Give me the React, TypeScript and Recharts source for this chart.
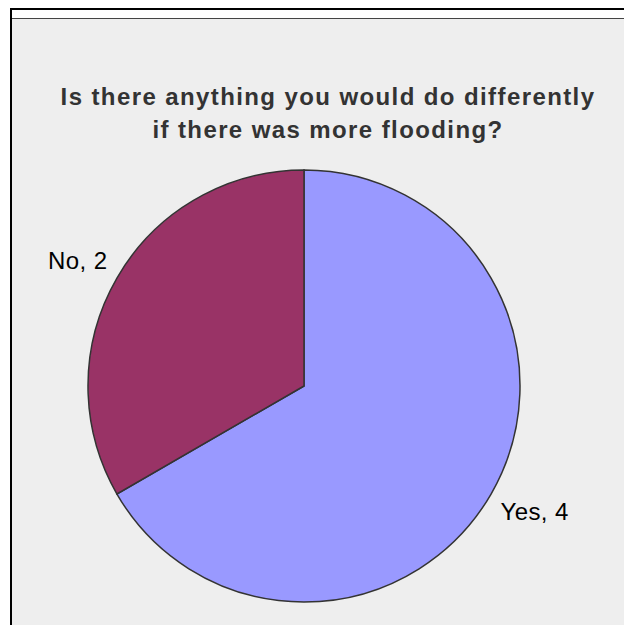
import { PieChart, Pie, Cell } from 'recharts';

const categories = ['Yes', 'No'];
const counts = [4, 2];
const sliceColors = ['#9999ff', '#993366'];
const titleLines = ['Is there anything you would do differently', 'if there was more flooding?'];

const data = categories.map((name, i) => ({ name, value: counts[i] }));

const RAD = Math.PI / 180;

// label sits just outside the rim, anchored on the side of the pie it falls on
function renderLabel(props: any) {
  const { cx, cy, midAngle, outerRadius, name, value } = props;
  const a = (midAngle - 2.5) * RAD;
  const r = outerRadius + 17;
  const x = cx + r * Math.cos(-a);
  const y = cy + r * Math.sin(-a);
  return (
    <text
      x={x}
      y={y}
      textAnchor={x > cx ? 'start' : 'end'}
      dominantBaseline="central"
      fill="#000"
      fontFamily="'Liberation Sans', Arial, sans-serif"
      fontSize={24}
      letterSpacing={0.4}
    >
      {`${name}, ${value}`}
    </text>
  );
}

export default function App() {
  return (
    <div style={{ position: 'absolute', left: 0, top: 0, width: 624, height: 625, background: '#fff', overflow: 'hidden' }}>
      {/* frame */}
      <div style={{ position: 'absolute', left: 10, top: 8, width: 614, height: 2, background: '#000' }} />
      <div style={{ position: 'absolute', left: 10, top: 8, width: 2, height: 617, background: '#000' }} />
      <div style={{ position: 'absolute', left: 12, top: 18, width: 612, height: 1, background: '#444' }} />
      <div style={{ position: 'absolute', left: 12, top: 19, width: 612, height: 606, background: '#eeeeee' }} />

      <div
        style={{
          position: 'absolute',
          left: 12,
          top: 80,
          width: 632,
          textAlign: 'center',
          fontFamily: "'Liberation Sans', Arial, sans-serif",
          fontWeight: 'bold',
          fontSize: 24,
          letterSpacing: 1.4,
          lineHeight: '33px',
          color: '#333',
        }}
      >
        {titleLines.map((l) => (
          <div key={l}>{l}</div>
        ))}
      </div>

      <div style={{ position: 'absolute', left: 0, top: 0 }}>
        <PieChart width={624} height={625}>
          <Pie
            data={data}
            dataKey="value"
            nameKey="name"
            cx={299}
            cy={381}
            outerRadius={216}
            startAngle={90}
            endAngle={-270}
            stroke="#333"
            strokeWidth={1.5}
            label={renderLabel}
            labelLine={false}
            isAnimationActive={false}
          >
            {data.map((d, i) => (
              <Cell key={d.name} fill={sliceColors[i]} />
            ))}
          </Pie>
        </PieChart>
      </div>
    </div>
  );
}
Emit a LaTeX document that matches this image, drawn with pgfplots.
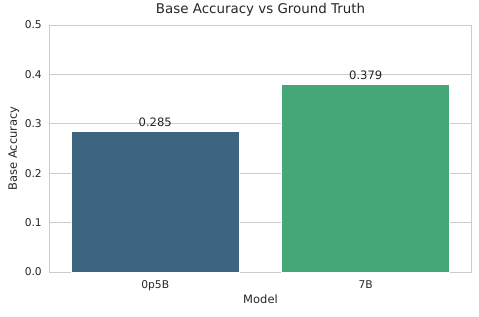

## Work required
Output the lines above in full and exactly as given, omitting any pictures.

## Written response
Give me the React, TypeScript and Recharts source for this chart.
import { PieChart, Pie, Cell } from 'recharts';

const categories = ['Yes', 'No'];
const counts = [4, 2];
const sliceColors = ['#9999ff', '#993366'];
const titleLines = ['Is there anything you would do differently', 'if there was more flooding?'];

const data = categories.map((name, i) => ({ name, value: counts[i] }));

const RAD = Math.PI / 180;

// label sits just outside the rim, anchored on the side of the pie it falls on
function renderLabel(props: any) {
  const { cx, cy, midAngle, outerRadius, name, value } = props;
  const a = (midAngle - 2.5) * RAD;
  const r = outerRadius + 17;
  const x = cx + r * Math.cos(-a);
  const y = cy + r * Math.sin(-a);
  return (
    <text
      x={x}
      y={y}
      textAnchor={x > cx ? 'start' : 'end'}
      dominantBaseline="central"
      fill="#000"
      fontFamily="'Liberation Sans', Arial, sans-serif"
      fontSize={24}
      letterSpacing={0.4}
    >
      {`${name}, ${value}`}
    </text>
  );
}

export default function App() {
  return (
    <div style={{ position: 'absolute', left: 0, top: 0, width: 624, height: 625, background: '#fff', overflow: 'hidden' }}>
      {/* frame */}
      <div style={{ position: 'absolute', left: 10, top: 8, width: 614, height: 2, background: '#000' }} />
      <div style={{ position: 'absolute', left: 10, top: 8, width: 2, height: 617, background: '#000' }} />
      <div style={{ position: 'absolute', left: 12, top: 18, width: 612, height: 1, background: '#444' }} />
      <div style={{ position: 'absolute', left: 12, top: 19, width: 612, height: 606, background: '#eeeeee' }} />

      <div
        style={{
          position: 'absolute',
          left: 12,
          top: 80,
          width: 632,
          textAlign: 'center',
          fontFamily: "'Liberation Sans', Arial, sans-serif",
          fontWeight: 'bold',
          fontSize: 24,
          letterSpacing: 1.4,
          lineHeight: '33px',
          color: '#333',
        }}
      >
        {titleLines.map((l) => (
          <div key={l}>{l}</div>
        ))}
      </div>

      <div style={{ position: 'absolute', left: 0, top: 0 }}>
        <PieChart width={624} height={625}>
          <Pie
            data={data}
            dataKey="value"
            nameKey="name"
            cx={299}
            cy={381}
            outerRadius={216}
            startAngle={90}
            endAngle={-270}
            stroke="#333"
            strokeWidth={1.5}
            label={renderLabel}
            labelLine={false}
            isAnimationActive={false}
          >
            {data.map((d, i) => (
              <Cell key={d.name} fill={sliceColors[i]} />
            ))}
          </Pie>
        </PieChart>
      </div>
    </div>
  );
}
Emit a LaTeX document that matches this image, drawn with pgfplots.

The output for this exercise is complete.